Blassie would continue to manage Sheik and Volkoff even after they lost the tag team titles. In the Summer of 1985 Blassie would start up a house show feud with former friend Lou Albano, culminating into a few matches, including a steel cage match at the Meadowlands in July 1985. Other than these handful of matches, Blassie mostly stayed out of the ring, sticking to managing from ringside. Blassie unsuccessfully campaigned along with the other managers to manage “Macho Man” Randy Savage when Savage first entered the WWF in June 1985. Blassie would continue to interfere from ringside in matches, especially during Volkoff’s feud with Corporal Kirchner. Blassie’s interference at Wrestlemania 2 cost Volkoff his match with Kirchner, when the cane was grabbed by Kirchner instead of Volkoff.

In the Summer of 1986, Blassie started to slowly phase himself out of the WWF and into retirement. On an episode of WWF Championship Wrestling, Blassie barged into the announcer booth to proclaim that he had sold half of the contracts of Sheik and Volkoff to a mysterious benefactor for a large sum of money. This benefactor was later revealed to be Slick. Blassie appeared alongside with Slick to co-manage Sheik and Volkoff for a few television appearances before finally bowing out in November 1986, with Albano, the final member of the Three Wise Men, retiring a few weeks later.

Because of his close relationship with Vince McMahon, Sr. and his family, Blassie remained on the WWF roster until the day he died. He would sporadically return to make brief appearances following his retirement in 1986, mostly in produced video packages hyping the “new generation” of wrestling. He was given a commentary tryout in 1986 and 1987 for WWF Wrestling Challenge, calling a few matches with Gorilla Monsoon. He briefly turned face in 1989, making an appearance on Prime Time Wrestling angry with Bobby Heenan over money Heenan hadn’t paid him back. Then he returned again in 1990 briefly to do color commentary for Prime Time in April with Vince McMahon, as an emergency fill-in after Tony Schiavone quit, playing a heel once again.

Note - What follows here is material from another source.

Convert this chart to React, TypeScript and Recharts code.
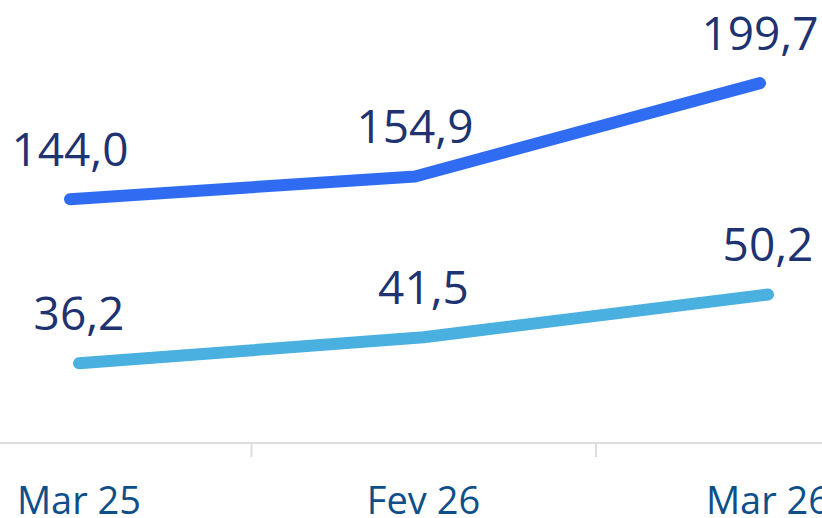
import { LineChart, Line, XAxis, YAxis, LabelList } from "recharts";

const months = ["Mar 25", "Fev 26", "Mar 26"];
const totalValues = [144.0, 154.9, 199.7];
const partValues = [36.2, 41.5, 50.2];

const data = months.map((month, i) => ({
  month,
  total: totalValues[i],
  part: partValues[i],
}));

const HALF_STEP = 172.5;

function formatValue(value: number): string {
  return value.toFixed(1).replace(".", ",");
}

function MonthTick(props: any) {
  const { x, y, payload } = props;
  return (
    <g>
      <line x1={x + HALF_STEP} x2={x + HALF_STEP} y1={y + 1} y2={y + 14} stroke="#dddddd" strokeWidth={2} />
      <text
        x={x}
        y={y + 71}
        textAnchor="middle"
        fill="#0e4f8a"
        fontSize={38}
        fontFamily="'Open Sans', sans-serif"
      >
        {payload.value}
      </text>
    </g>
  );
}

export default function App() {
  return (
    <div
      style={{
        position: "absolute",
        left: 0,
        top: 0,
        width: 822,
        height: 518,
        overflow: "hidden",
        background: "#ffffff",
      }}
    >
      <div style={{ position: "absolute", left: -95, top: 0 }}>
        <LineChart width={1035} height={518} data={data} margin={{ top: 20, right: 0, bottom: 0, left: 0 }}>
          <XAxis
            xAxisId="labels"
            dataKey="month"
            height={75}
            padding={{ left: 174, right: 172 }}
            axisLine={{ stroke: "#dddddd", strokeWidth: 2 }}
            tickLine={false}
            tickSize={0}
            tickMargin={0}
            interval={0}
            tick={<MonthTick />}
          />
          <XAxis xAxisId="total" dataKey="month" hide padding={{ left: 165, right: 180 }} />
          <YAxis yAxisId="total" hide domain={[27, 230]} />
          <YAxis yAxisId="part" hide domain={[20, 106]} />
          <Line
            xAxisId="total"
            yAxisId="total"
            type="linear"
            dataKey="total"
            stroke="#306cf2"
            strokeWidth={12}
            strokeLinecap="round"
            strokeLinejoin="round"
            dot={false}
            activeDot={false}
            isAnimationActive={false}
          >
            <LabelList
              dataKey="total"
              position="top"
              offset={33}
              formatter={(v: any) => formatValue(Number(v))}
              fill="#1e3370"
              fontSize={46}
              fontFamily="'Open Sans', sans-serif"
            />
          </Line>
          <Line
            xAxisId="labels"
            yAxisId="part"
            type="linear"
            dataKey="part"
            stroke="#4ab0e0"
            strokeWidth={12}
            strokeLinecap="round"
            strokeLinejoin="round"
            dot={false}
            activeDot={false}
            isAnimationActive={false}
          >
            <LabelList
              dataKey="part"
              position="top"
              offset={33}
              formatter={(v: any) => formatValue(Number(v))}
              fill="#1e3370"
              fontSize={46}
              fontFamily="'Open Sans', sans-serif"
            />
          </Line>
        </LineChart>
      </div>
    </div>
  );
}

Guest appearances and Death
Freddie Blassie was inducted into the WWF Hall of Fame in 1994. In 2000 he made an appearance at the Royal Rumble as a judge in the Miss Rumble 2000 Swimsuit contest. In 2001, Blassie appeared in a special Raw is War segment for the Invasion storyline, wherein he exhorts a gathering of WWF wrestlers to stand tall against The Alliance – and later gets mocked by Alliance leaders Shane and Stephanie McMahon (because of this, Blassie is the only man to have worked with all 4 McMahon family promoters). Freddie Blassie also appeared in a segment at the Vengeance pay-per-view event in December 2001, where an “undisputed” champion would be crowned. His final wrestling appearance was May 12, 2003 in Philadelphia on Monday Night Raw, three weeks before his death. The segment featured Blassie, his wife, and Raw GM Eric Bischoff, who was about to allow 3 Minute Warning to attack him, until Austin and the Dudley Boyz stepped in. His final words on WWE television were “D-Von, Get the table”, to a monstrous applause.

Friddie Blassie wrote a book called Listen You Pencil Neck Geeks, which was released on May 13, 2003.

On June 2, 2003, Freddie Blassie died of heart and kidney failure at the age of 85.